* **Set exercise**:
Print the material below exactly as it stands, please, from its first line to the line holding "0.4266, 0.4266, 0.4266];", with no pictures.

* **Data**:
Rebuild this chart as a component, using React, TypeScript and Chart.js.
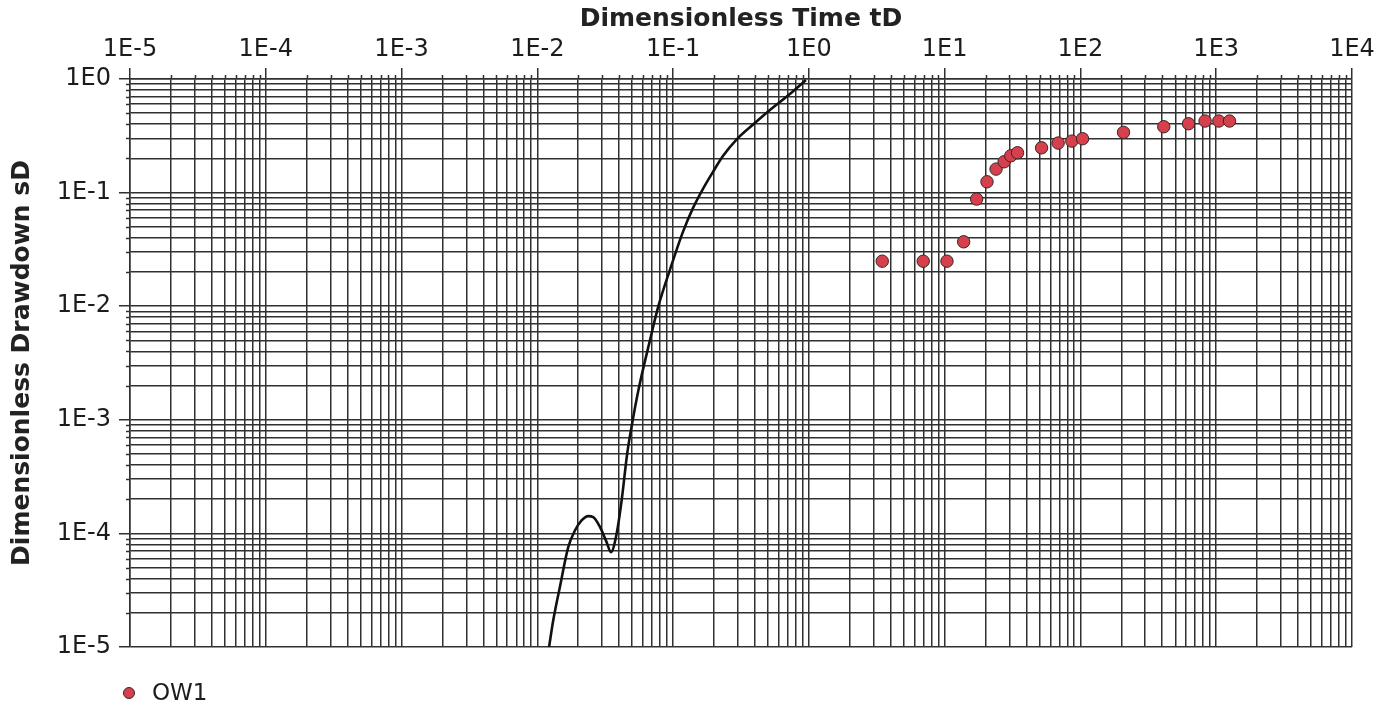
import React, { useEffect, useRef } from 'react';
import { Chart, registerables } from 'chart.js';

Chart.register(...registerables);

// Axis decades (powers of ten) and their printed labels
const X_DECADES = [-5, -4, -3, -2, -1, 0, 1, 2, 3, 4];
const X_TICK_LABELS = ['1E-5', '1E-4', '1E-3', '1E-2', '1E-1', '1E0', '1E1', '1E2', '1E3', '1E4'];
const Y_DECADES = [-5, -4, -3, -2, -1, 0];
const Y_TICK_LABELS = ['1E-5', '1E-4', '1E-3', '1E-2', '1E-1', '1E0'];

// Observation well OW1: dimensionless time and drawdown
const OW1_TD = [3.47, 6.95, 10.4, 13.8, 17.2, 20.5, 23.9, 27.4, 30.7, 34.4, 51.7, 68.5, 86.4, 103.6, 207.6, 411, 625, 828, 1045, 1253];
const OW1_SD = [0.0249, 0.0249, 0.0249, 0.0369, 0.0877, 0.1245, 0.161, 0.1867, 0.211, 0.2243, 0.248, 0.273, 0.284, 0.298, 0.339, 0.38, 0.404, 0.4266, 0.4266, 0.4266];

// Type curve
const CURVE_TD = [
  0.0122, 0.01309, 0.01465, 0.01689, 0.01892, 0.02118, 0.02371, 0.02582, 0.02891, 0.03236, 0.03483, 0.03837,
  0.04178, 0.0459, 0.0504, 0.0562, 0.0675, 0.0776, 0.0946, 0.118, 0.14, 0.1656, 0.1963, 0.2328, 0.2952,
  0.3996, 0.5164, 0.7244, 0.951,
];
const CURVE_SD = [
  1.0e-5, 1.71e-5, 3.36e-5, 7.57e-5, 1.06e-4, 1.3e-4, 1.42e-4, 1.39e-4, 1.14e-4, 8.38e-5, 6.84e-5, 9.94e-5,
  1.95e-4, 5.04e-4, 9.9e-4, 1.95e-3, 5.0e-3, 9.86e-3, 2.08e-2, 0.0449, 0.073, 0.1074, 0.1516, 0.2098, 0.2959,
  0.4094, 0.533, 0.738, 0.98,
];

const FONT = '"DejaVu Sans", Verdana, sans-serif';
const GRID = '#303030';
const TEXT = '#1c1c1c';
const POINT_FILL = '#d63f4c';
const POINT_EDGE = '#3a2626';

const isDecade = (v: number) => Math.abs(Math.log10(v) - Math.round(Math.log10(v))) < 1e-9;

// 1..9 x 10^e for every decade, closing with the last power of ten
function decadeTicks(decades: number[]) {
  const ticks: { value: number; major: boolean }[] = [];
  for (let i = 0; i < decades.length - 1; i++) {
    for (let k = 1; k <= 9; k++) {
      ticks.push({ value: Number((k * Math.pow(10, decades[i])).toPrecision(12)), major: k === 1 });
    }
  }
  ticks.push({ value: Math.pow(10, decades[decades.length - 1]), major: true });
  return ticks;
}

function labelFor(v: number, decades: number[], labels: string[]) {
  if (!isDecade(v)) return '';
  const idx = decades.indexOf(Math.round(Math.log10(v)));
  return idx >= 0 ? labels[idx] : '';
}

// Short outside stubs for the minor (2..9) grid lines
const minorStubs = {
  id: 'minorStubs',
  afterDraw(chart: any) {
    const { ctx, chartArea, scales } = chart;
    ctx.save();
    ctx.strokeStyle = GRID;
    ctx.lineWidth = 1.5;
    ctx.beginPath();
    scales.x.ticks.forEach((t: any) => {
      if (isDecade(t.value)) return;
      const px = Math.round(scales.x.getPixelForValue(t.value)) + 0.5;
      ctx.moveTo(px, chartArea.top - 4);
      ctx.lineTo(px, chartArea.top);
    });
    scales.y.ticks.forEach((t: any) => {
      if (isDecade(t.value)) return;
      const py = Math.round(scales.y.getPixelForValue(t.value)) + 0.5;
      ctx.moveTo(chartArea.left - 4, py);
      ctx.lineTo(chartArea.left, py);
    });
    ctx.stroke();
    ctx.restore();
  },
};

// Legend entry for the observation series, under the plot
const wellLegend = {
  id: 'wellLegend',
  afterDraw(chart: any) {
    const { ctx, chartArea } = chart;
    const ds = chart.data.datasets[1];
    const cx = chartArea.left - 1;
    const cy = chartArea.bottom + 46;
    ctx.save();
    ctx.beginPath();
    ctx.arc(cx, cy, 5.5, 0, Math.PI * 2);
    ctx.fillStyle = ds.backgroundColor;
    ctx.fill();
    ctx.lineWidth = 1;
    ctx.strokeStyle = ds.borderColor;
    ctx.stroke();
    ctx.font = `23px ${FONT}`;
    ctx.fillStyle = TEXT;
    ctx.textBaseline = 'middle';
    ctx.textAlign = 'left';
    ctx.fillText(ds.label, cx + 23, cy + 1);
    ctx.restore();
  },
};

export default function App() {
  const ref = useRef<HTMLCanvasElement>(null);

  useEffect(() => {
    if (!ref.current) return;
    const chart = new Chart(ref.current, {
      type: 'scatter',
      data: {
        datasets: [
          {
            label: 'Type curve',
            data: CURVE_TD.map((t, i) => ({ x: t, y: CURVE_SD[i] })),
            showLine: true,
            borderColor: '#111111',
            borderWidth: 2.6,
            pointRadius: 0,
            cubicInterpolationMode: 'monotone',
            fill: false,
            order: 2,
          },
          {
            label: 'OW1',
            data: OW1_TD.map((t, i) => ({ x: t, y: OW1_SD[i] })),
            showLine: false,
            backgroundColor: POINT_FILL,
            borderColor: POINT_EDGE,
            borderWidth: 1,
            pointRadius: 6.2,
            order: 1,
          },
        ],
      },
      options: {
        responsive: false,
        animation: false,
        layout: { padding: { left: 0, top: 0, right: 40, bottom: 59 } },
        plugins: {
          legend: { display: false },
          tooltip: { enabled: false },
        },
        scales: {
          x: {
            type: 'logarithmic',
            position: 'top',
            min: 1e-5,
            max: 1e4,
            afterBuildTicks: (s: any) => {
              s.ticks = decadeTicks(X_DECADES);
            },
            afterFit: (s: any) => {
              s.height = 79;
            },
            ticks: {
              autoSkip: false,
              maxRotation: 0,
              minRotation: 0,
              padding: 4,
              color: TEXT,
              font: { family: FONT, size: 24 },
              callback: (v: any) => labelFor(Number(v), X_DECADES, X_TICK_LABELS),
            },
            grid: {
              color: GRID,
              lineWidth: 1.5,
              tickLength: 11,
              tickColor: (c: any) => (c.tick && isDecade(c.tick.value) ? GRID : 'rgba(0,0,0,0)'),
            },
            border: { color: GRID, width: 1.5 },
            title: {
              display: true,
              text: 'Dimensionless Time tD',
              color: '#222222',
              font: { family: FONT, size: 25, weight: 'bold' },
              padding: { top: 4, bottom: 0 },
            },
          },
          y: {
            type: 'logarithmic',
            position: 'left',
            min: 1e-5,
            max: 1,
            afterBuildTicks: (s: any) => {
              s.ticks = decadeTicks(Y_DECADES);
            },
            afterFit: (s: any) => {
              s.width = 130;
            },
            ticks: {
              autoSkip: false,
              padding: 8,
              color: TEXT,
              font: { family: FONT, size: 24 },
              callback: (v: any) => labelFor(Number(v), Y_DECADES, Y_TICK_LABELS),
            },
            grid: {
              color: GRID,
              lineWidth: 1.5,
              tickLength: 11,
              tickColor: (c: any) => (c.tick && isDecade(c.tick.value) ? GRID : 'rgba(0,0,0,0)'),
            },
            border: { color: GRID, width: 1.5 },
            title: {
              display: true,
              text: 'Dimensionless Drawdown sD',
              color: '#222222',
              font: { family: FONT, size: 25, weight: 'bold' },
              padding: { top: 7, bottom: 0 },
            },
          },
        },
      } as any,
      plugins: [minorStubs, wellLegend],
    });
    return () => chart.destroy();
  }, []);

  return (
    <div style={{ position: 'fixed', left: 0, top: 0, width: 1392, height: 706, background: '#ffffff' }}>
      <canvas ref={ref} width={1392} height={706} style={{ display: 'block' }} />
    </div>
  );
}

* **Answer to this task**:
Rebuild this chart as a component, using React, TypeScript and Chart.js.
import React, { useEffect, useRef } from 'react';
import { Chart, registerables } from 'chart.js';

Chart.register(...registerables);

// Axis decades (powers of ten) and their printed labels
const X_DECADES = [-5, -4, -3, -2, -1, 0, 1, 2, 3, 4];
const X_TICK_LABELS = ['1E-5', '1E-4', '1E-3', '1E-2', '1E-1', '1E0', '1E1', '1E2', '1E3', '1E4'];
const Y_DECADES = [-5, -4, -3, -2, -1, 0];
const Y_TICK_LABELS = ['1E-5', '1E-4', '1E-3', '1E-2', '1E-1', '1E0'];

// Observation well OW1: dimensionless time and drawdown
const OW1_TD = [3.47, 6.95, 10.4, 13.8, 17.2, 20.5, 23.9, 27.4, 30.7, 34.4, 51.7, 68.5, 86.4, 103.6, 207.6, 411, 625, 828, 1045, 1253];
const OW1_SD = [0.0249, 0.0249, 0.0249, 0.0369, 0.0877, 0.1245, 0.161, 0.1867, 0.211, 0.2243, 0.248, 0.273, 0.284, 0.298, 0.339, 0.38, 0.404, 0.4266, 0.4266, 0.4266];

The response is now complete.